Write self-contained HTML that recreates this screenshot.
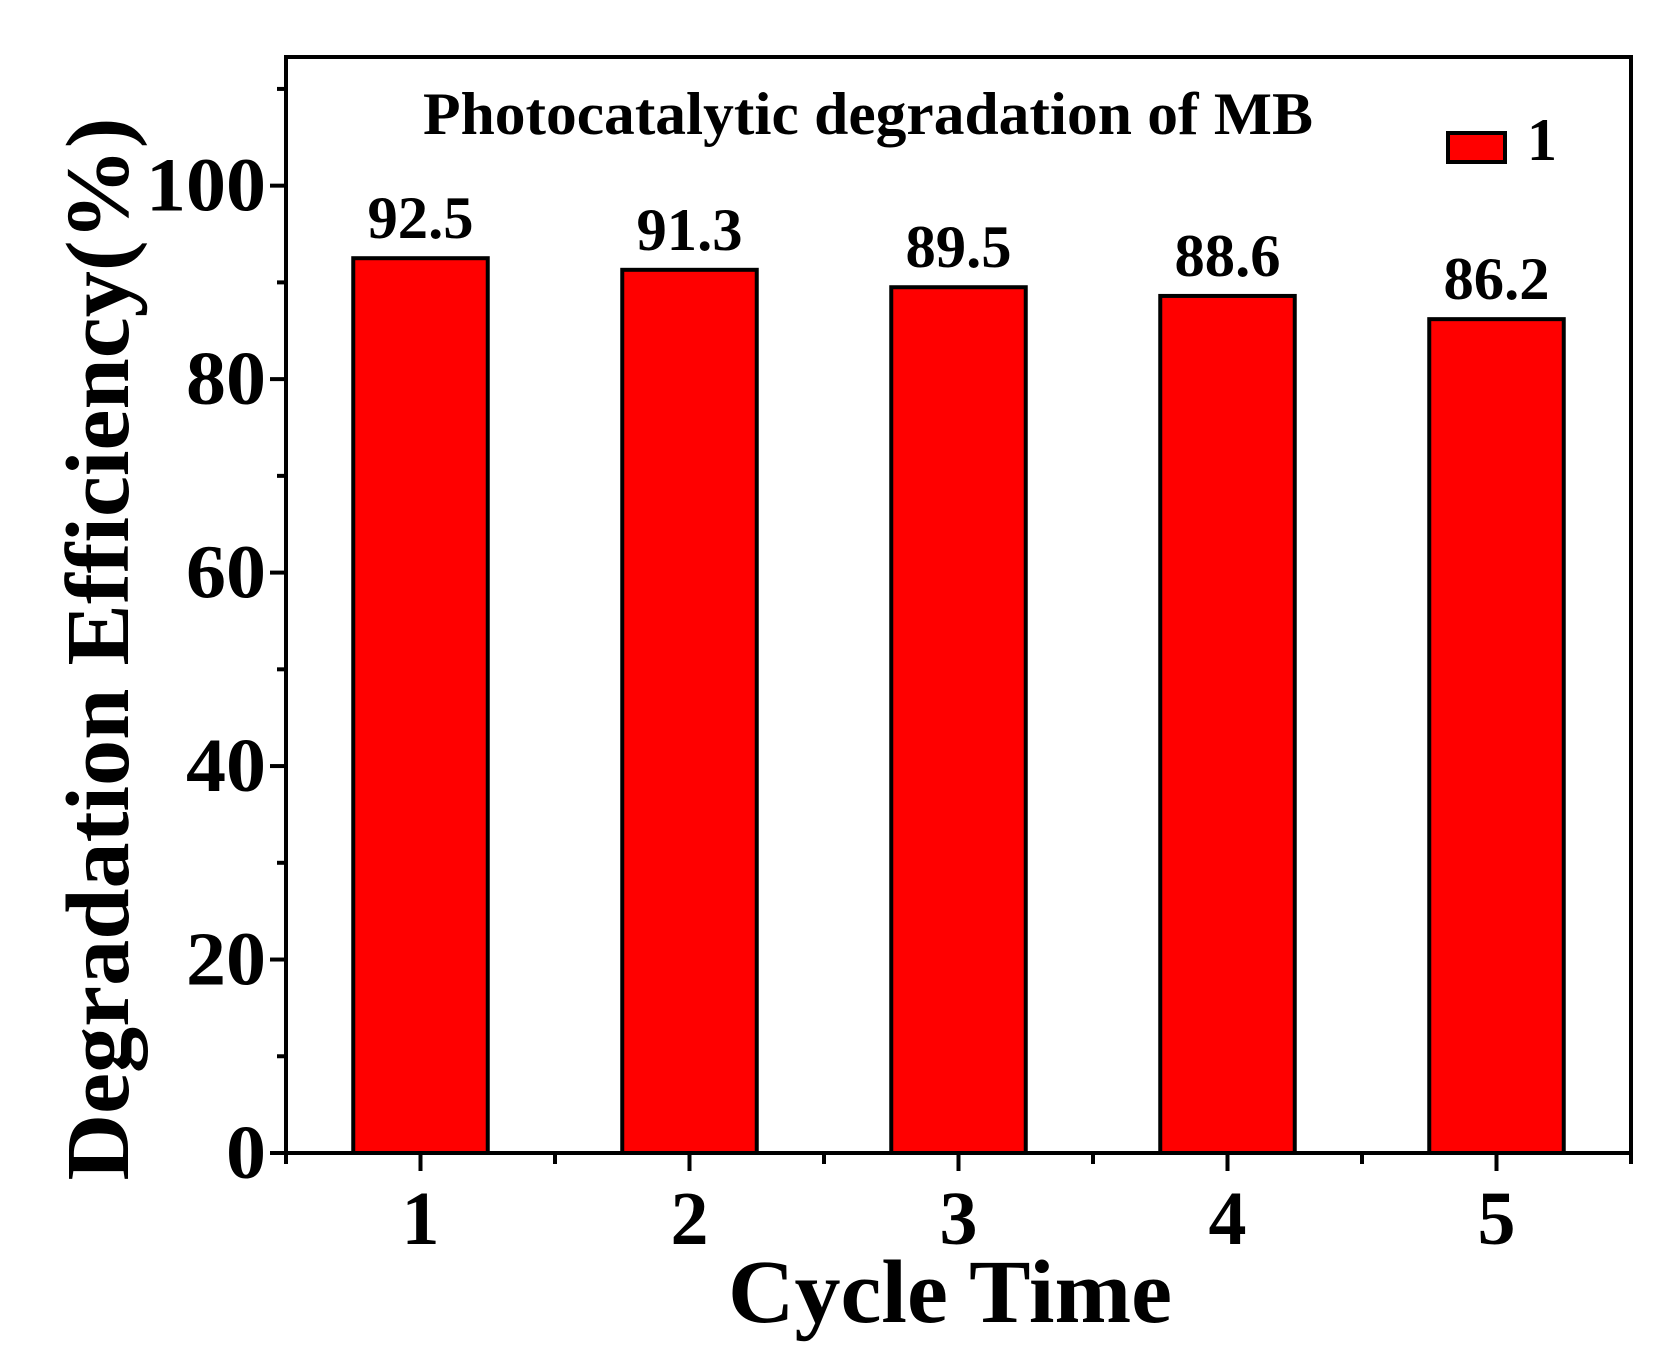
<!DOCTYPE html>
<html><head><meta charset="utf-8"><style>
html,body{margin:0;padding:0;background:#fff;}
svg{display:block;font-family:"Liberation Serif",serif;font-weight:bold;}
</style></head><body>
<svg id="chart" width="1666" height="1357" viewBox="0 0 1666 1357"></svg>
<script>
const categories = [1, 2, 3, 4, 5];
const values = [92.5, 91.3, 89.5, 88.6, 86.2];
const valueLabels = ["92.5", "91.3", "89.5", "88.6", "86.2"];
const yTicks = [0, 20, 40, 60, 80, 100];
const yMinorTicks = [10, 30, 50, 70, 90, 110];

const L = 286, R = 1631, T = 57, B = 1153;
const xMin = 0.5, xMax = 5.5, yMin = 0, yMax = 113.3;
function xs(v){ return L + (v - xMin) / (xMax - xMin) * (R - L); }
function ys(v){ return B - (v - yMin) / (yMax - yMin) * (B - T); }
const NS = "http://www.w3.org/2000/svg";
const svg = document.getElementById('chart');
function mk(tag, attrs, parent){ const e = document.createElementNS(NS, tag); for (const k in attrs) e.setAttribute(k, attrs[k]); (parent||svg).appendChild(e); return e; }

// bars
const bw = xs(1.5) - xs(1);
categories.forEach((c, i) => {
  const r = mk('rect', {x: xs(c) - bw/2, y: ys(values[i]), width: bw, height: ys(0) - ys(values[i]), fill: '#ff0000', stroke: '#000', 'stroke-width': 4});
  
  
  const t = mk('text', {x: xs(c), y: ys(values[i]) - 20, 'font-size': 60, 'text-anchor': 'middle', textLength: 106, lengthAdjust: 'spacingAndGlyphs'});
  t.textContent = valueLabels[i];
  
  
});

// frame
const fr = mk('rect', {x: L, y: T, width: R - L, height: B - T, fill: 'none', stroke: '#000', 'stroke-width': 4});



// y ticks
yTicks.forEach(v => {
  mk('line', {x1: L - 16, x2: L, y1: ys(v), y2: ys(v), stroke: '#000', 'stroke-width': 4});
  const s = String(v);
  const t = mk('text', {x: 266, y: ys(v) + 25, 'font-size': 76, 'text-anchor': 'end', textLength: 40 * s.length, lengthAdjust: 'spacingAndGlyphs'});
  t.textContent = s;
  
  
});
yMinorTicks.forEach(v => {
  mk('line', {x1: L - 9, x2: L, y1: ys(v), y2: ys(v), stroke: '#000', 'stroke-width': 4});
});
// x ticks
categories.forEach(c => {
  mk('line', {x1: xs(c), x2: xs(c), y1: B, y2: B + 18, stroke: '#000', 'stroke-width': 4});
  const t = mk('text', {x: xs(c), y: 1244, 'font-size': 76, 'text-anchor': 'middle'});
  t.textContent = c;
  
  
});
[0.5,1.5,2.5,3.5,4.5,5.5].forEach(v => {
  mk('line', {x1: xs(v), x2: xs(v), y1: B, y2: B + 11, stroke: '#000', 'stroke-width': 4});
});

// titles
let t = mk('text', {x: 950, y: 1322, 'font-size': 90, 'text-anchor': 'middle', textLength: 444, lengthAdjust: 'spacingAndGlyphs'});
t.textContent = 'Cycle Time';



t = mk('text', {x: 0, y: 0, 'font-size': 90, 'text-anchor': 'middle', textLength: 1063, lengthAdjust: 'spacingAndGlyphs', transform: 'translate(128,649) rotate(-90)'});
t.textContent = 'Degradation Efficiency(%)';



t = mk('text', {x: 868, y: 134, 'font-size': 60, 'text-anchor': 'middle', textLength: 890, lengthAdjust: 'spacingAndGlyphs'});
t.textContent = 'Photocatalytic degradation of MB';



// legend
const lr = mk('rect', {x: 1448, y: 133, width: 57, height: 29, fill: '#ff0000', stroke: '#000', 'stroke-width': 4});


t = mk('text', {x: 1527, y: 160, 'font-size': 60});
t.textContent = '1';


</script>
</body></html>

= Problem requirements =
Restate the data word for word from its first line through the line with "t.textContent = c;", leaving out any picture along the way.

= Answer to the problem =
Write self-contained HTML that recreates this screenshot.
<!DOCTYPE html>
<html><head><meta charset="utf-8"><style>
html,body{margin:0;padding:0;background:#fff;}
svg{display:block;font-family:"Liberation Serif",serif;font-weight:bold;}
</style></head><body>
<svg id="chart" width="1666" height="1357" viewBox="0 0 1666 1357"></svg>
<script>
const categories = [1, 2, 3, 4, 5];
const values = [92.5, 91.3, 89.5, 88.6, 86.2];
const valueLabels = ["92.5", "91.3", "89.5", "88.6", "86.2"];
const yTicks = [0, 20, 40, 60, 80, 100];
const yMinorTicks = [10, 30, 50, 70, 90, 110];

const L = 286, R = 1631, T = 57, B = 1153;
const xMin = 0.5, xMax = 5.5, yMin = 0, yMax = 113.3;
function xs(v){ return L + (v - xMin) / (xMax - xMin) * (R - L); }
function ys(v){ return B - (v - yMin) / (yMax - yMin) * (B - T); }
const NS = "http://www.w3.org/2000/svg";
const svg = document.getElementById('chart');
function mk(tag, attrs, parent){ const e = document.createElementNS(NS, tag); for (const k in attrs) e.setAttribute(k, attrs[k]); (parent||svg).appendChild(e); return e; }

// bars
const bw = xs(1.5) - xs(1);
categories.forEach((c, i) => {
  const r = mk('rect', {x: xs(c) - bw/2, y: ys(values[i]), width: bw, height: ys(0) - ys(values[i]), fill: '#ff0000', stroke: '#000', 'stroke-width': 4});
  
  
  const t = mk('text', {x: xs(c), y: ys(values[i]) - 20, 'font-size': 60, 'text-anchor': 'middle', textLength: 106, lengthAdjust: 'spacingAndGlyphs'});
  t.textContent = valueLabels[i];
  
  
});

// frame
const fr = mk('rect', {x: L, y: T, width: R - L, height: B - T, fill: 'none', stroke: '#000', 'stroke-width': 4});



// y ticks
yTicks.forEach(v => {
  mk('line', {x1: L - 16, x2: L, y1: ys(v), y2: ys(v), stroke: '#000', 'stroke-width': 4});
  const s = String(v);
  const t = mk('text', {x: 266, y: ys(v) + 25, 'font-size': 76, 'text-anchor': 'end', textLength: 40 * s.length, lengthAdjust: 'spacingAndGlyphs'});
  t.textContent = s;
  
  
});
yMinorTicks.forEach(v => {
  mk('line', {x1: L - 9, x2: L, y1: ys(v), y2: ys(v), stroke: '#000', 'stroke-width': 4});
});
// x ticks
categories.forEach(c => {
  mk('line', {x1: xs(c), x2: xs(c), y1: B, y2: B + 18, stroke: '#000', 'stroke-width': 4});
  const t = mk('text', {x: xs(c), y: 1244, 'font-size': 76, 'text-anchor': 'middle'});
  t.textContent = c;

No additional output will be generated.